[BEGIN SUPPLIED INFORMATION]

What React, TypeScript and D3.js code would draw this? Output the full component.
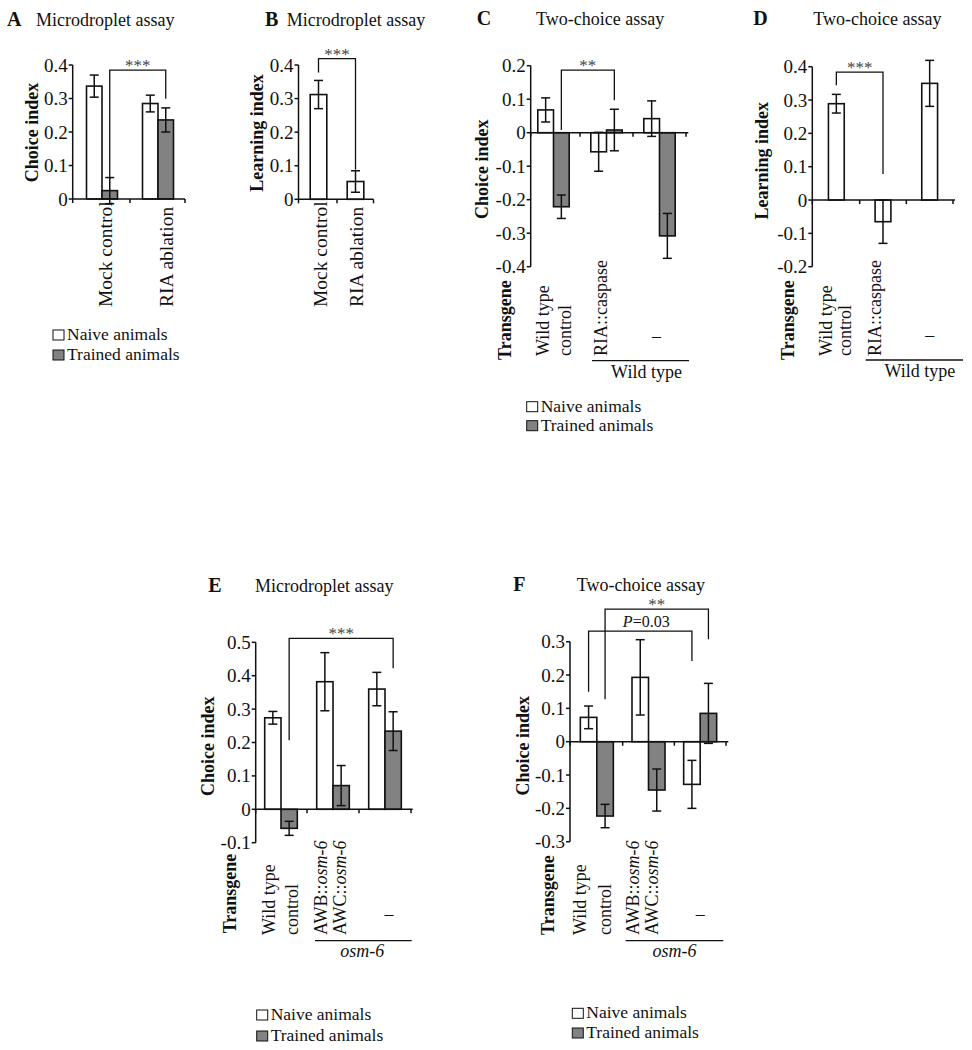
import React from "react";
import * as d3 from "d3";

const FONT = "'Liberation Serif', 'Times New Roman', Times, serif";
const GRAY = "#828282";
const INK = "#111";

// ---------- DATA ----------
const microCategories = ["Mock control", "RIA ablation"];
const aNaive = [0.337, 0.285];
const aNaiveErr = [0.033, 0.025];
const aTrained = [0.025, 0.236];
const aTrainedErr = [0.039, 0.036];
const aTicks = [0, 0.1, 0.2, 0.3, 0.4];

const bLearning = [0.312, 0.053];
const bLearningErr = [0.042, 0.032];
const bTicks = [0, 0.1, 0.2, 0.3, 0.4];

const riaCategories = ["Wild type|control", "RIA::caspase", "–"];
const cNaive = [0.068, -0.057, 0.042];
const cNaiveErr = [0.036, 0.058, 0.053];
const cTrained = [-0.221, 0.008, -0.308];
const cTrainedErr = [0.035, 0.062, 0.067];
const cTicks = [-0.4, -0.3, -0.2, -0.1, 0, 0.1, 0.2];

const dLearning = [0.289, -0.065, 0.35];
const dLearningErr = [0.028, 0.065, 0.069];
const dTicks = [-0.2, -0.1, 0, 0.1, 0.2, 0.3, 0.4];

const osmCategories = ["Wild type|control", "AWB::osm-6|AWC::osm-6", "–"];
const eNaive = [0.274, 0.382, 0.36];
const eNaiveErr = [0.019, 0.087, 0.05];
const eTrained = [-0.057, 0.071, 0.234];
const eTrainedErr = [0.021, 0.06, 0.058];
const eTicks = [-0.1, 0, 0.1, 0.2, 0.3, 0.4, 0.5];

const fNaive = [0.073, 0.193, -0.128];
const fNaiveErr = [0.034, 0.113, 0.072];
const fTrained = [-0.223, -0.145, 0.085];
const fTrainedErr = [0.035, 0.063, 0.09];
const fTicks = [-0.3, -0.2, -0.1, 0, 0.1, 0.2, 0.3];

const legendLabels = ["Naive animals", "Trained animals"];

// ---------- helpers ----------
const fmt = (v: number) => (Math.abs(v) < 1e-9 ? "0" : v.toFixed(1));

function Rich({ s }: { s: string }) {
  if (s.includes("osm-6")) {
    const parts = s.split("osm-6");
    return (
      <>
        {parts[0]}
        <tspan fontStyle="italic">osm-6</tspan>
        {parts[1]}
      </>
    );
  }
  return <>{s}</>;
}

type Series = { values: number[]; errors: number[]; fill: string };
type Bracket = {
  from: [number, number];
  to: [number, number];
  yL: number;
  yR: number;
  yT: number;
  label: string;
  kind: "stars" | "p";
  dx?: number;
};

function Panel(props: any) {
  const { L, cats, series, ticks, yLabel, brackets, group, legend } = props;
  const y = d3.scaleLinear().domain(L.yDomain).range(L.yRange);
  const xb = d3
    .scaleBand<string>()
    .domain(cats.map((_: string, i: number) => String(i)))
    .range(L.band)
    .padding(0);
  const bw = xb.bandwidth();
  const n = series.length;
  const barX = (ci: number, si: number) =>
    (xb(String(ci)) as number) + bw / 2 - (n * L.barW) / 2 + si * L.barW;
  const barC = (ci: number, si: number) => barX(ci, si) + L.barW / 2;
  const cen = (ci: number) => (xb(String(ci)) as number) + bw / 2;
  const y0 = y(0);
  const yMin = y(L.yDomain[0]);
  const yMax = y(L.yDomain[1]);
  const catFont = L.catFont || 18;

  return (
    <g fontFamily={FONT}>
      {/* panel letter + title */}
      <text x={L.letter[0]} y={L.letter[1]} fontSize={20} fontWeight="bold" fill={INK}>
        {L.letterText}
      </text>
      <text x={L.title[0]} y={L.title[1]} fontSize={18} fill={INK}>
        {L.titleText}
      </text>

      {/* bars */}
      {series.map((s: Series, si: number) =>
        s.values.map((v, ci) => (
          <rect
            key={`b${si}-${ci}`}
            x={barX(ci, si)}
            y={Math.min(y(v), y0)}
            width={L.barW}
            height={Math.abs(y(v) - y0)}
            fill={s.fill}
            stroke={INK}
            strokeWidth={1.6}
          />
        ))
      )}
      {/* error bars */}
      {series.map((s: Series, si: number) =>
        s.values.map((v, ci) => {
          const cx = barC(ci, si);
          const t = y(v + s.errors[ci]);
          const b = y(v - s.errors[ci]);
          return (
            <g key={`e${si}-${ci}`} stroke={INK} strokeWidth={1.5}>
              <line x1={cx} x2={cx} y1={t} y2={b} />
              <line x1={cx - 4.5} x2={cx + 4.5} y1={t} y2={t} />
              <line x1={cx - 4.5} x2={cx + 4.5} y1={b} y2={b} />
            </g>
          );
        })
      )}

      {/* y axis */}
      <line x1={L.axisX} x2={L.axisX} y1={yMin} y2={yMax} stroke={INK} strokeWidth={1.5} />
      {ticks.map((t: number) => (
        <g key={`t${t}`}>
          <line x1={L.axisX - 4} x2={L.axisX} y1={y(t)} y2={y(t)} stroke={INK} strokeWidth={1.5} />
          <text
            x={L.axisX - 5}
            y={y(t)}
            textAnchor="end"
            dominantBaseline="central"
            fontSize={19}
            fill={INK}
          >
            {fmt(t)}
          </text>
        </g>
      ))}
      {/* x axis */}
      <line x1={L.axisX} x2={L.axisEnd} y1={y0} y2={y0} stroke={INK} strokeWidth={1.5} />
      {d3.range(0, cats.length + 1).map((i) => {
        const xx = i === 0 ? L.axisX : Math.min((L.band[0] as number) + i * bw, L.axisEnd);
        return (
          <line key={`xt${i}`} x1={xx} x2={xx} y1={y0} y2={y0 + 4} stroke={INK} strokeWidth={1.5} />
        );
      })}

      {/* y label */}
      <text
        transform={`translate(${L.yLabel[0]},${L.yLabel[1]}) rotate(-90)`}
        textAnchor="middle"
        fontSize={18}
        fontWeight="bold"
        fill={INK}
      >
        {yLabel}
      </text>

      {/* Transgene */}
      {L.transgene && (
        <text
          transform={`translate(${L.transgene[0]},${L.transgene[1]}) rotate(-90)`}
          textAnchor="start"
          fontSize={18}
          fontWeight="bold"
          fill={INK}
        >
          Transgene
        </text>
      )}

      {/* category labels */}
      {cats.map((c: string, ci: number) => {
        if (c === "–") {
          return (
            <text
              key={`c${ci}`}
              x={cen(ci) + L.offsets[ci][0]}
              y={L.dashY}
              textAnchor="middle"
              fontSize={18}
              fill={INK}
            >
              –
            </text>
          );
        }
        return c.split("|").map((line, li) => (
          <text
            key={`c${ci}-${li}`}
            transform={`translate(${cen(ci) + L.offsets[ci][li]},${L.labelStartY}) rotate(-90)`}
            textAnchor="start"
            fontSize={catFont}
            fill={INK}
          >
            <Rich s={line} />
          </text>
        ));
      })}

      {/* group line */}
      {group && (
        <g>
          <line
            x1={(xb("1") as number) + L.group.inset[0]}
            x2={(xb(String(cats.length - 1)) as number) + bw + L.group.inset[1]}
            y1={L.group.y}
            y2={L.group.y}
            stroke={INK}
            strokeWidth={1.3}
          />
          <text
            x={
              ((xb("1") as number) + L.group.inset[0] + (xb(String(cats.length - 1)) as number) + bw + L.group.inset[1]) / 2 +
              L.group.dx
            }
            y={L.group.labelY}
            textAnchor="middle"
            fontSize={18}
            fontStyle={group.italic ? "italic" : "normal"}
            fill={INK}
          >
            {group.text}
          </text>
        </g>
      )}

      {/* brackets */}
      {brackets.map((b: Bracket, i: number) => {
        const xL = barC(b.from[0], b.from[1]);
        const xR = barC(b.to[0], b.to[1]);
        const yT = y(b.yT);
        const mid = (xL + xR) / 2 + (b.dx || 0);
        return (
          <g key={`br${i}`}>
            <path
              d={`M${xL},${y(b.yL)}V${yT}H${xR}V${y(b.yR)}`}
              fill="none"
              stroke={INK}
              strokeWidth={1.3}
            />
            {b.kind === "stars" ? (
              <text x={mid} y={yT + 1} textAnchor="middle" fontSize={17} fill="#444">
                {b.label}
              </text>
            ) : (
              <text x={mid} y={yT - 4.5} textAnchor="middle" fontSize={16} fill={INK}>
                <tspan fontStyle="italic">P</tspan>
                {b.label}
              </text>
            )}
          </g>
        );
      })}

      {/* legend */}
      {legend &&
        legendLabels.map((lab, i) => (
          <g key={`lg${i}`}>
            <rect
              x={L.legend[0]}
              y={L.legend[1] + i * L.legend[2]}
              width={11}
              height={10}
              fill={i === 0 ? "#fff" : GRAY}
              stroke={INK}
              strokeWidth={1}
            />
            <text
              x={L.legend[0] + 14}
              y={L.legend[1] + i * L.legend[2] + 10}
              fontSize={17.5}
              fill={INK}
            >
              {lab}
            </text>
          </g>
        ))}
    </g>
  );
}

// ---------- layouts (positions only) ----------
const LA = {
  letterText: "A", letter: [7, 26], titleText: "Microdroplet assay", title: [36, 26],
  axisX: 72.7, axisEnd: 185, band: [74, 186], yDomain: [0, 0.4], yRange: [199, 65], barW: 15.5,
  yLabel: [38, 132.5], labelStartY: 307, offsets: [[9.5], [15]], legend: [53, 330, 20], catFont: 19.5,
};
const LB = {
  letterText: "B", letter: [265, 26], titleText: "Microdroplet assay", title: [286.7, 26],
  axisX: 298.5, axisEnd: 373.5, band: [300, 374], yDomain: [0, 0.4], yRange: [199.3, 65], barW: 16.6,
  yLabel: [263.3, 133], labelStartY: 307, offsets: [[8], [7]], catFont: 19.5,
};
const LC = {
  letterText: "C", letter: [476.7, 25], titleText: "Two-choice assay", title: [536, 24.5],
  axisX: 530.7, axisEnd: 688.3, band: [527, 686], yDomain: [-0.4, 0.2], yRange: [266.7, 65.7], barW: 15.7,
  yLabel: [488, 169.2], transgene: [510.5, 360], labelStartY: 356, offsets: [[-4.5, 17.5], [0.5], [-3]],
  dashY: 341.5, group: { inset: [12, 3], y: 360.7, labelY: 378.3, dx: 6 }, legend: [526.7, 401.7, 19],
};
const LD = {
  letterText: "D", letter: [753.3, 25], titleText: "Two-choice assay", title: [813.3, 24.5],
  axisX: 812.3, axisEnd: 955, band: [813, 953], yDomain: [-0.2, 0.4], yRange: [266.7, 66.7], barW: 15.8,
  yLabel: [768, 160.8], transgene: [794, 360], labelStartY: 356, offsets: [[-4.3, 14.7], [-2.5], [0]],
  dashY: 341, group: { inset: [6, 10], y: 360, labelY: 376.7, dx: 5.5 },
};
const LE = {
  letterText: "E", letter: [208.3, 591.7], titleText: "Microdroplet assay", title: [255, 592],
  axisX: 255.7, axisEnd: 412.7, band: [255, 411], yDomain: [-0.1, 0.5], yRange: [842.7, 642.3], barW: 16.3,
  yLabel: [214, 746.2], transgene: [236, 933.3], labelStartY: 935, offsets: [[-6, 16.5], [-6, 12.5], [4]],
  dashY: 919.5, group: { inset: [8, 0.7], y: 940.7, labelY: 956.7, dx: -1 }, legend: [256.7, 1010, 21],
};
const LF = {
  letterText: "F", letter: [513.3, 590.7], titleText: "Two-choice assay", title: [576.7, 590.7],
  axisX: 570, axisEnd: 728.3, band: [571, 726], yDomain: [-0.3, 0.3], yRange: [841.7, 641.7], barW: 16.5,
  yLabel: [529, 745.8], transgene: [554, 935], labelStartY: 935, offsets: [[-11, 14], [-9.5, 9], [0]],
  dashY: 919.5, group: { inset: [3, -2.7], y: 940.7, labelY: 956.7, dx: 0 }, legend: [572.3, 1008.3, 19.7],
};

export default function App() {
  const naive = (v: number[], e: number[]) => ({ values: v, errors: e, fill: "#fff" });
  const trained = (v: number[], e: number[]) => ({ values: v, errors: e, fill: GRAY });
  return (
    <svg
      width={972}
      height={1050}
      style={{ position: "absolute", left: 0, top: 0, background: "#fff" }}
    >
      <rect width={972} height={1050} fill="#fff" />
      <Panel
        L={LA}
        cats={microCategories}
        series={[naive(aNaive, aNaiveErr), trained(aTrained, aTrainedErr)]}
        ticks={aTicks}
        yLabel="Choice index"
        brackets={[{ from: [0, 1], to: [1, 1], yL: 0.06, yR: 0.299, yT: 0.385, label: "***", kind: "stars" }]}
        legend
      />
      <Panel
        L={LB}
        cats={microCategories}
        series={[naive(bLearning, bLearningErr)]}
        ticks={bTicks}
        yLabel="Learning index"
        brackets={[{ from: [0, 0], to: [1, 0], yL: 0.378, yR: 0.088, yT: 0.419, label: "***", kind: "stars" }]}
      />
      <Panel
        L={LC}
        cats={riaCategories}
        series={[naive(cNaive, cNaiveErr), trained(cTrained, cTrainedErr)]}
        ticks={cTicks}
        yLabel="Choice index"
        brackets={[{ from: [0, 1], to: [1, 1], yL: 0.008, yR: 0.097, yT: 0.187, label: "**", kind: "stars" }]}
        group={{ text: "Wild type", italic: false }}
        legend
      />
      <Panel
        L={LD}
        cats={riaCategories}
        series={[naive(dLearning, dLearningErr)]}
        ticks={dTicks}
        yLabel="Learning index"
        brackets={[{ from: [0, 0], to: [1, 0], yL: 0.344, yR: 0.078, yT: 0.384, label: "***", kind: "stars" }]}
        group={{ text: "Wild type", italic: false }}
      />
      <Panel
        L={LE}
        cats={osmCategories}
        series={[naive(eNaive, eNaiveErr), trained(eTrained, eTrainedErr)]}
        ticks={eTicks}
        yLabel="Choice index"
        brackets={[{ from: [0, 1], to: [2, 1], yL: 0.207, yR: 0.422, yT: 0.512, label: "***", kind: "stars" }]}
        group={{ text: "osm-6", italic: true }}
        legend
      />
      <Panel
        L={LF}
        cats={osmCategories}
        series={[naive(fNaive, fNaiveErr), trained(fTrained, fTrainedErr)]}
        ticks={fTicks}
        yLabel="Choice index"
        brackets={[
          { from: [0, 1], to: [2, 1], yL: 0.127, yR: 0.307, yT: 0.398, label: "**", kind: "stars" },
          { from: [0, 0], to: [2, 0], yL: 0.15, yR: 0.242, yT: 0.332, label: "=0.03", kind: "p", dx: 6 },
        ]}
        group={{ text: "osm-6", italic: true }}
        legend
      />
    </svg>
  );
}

[END SUPPLIED INFORMATION]

**WRITTEN REQUEST:**
State how many lines of the material contain the string "React", with no other words.

**SOLUTION FOR THIS PROBLEM:**
2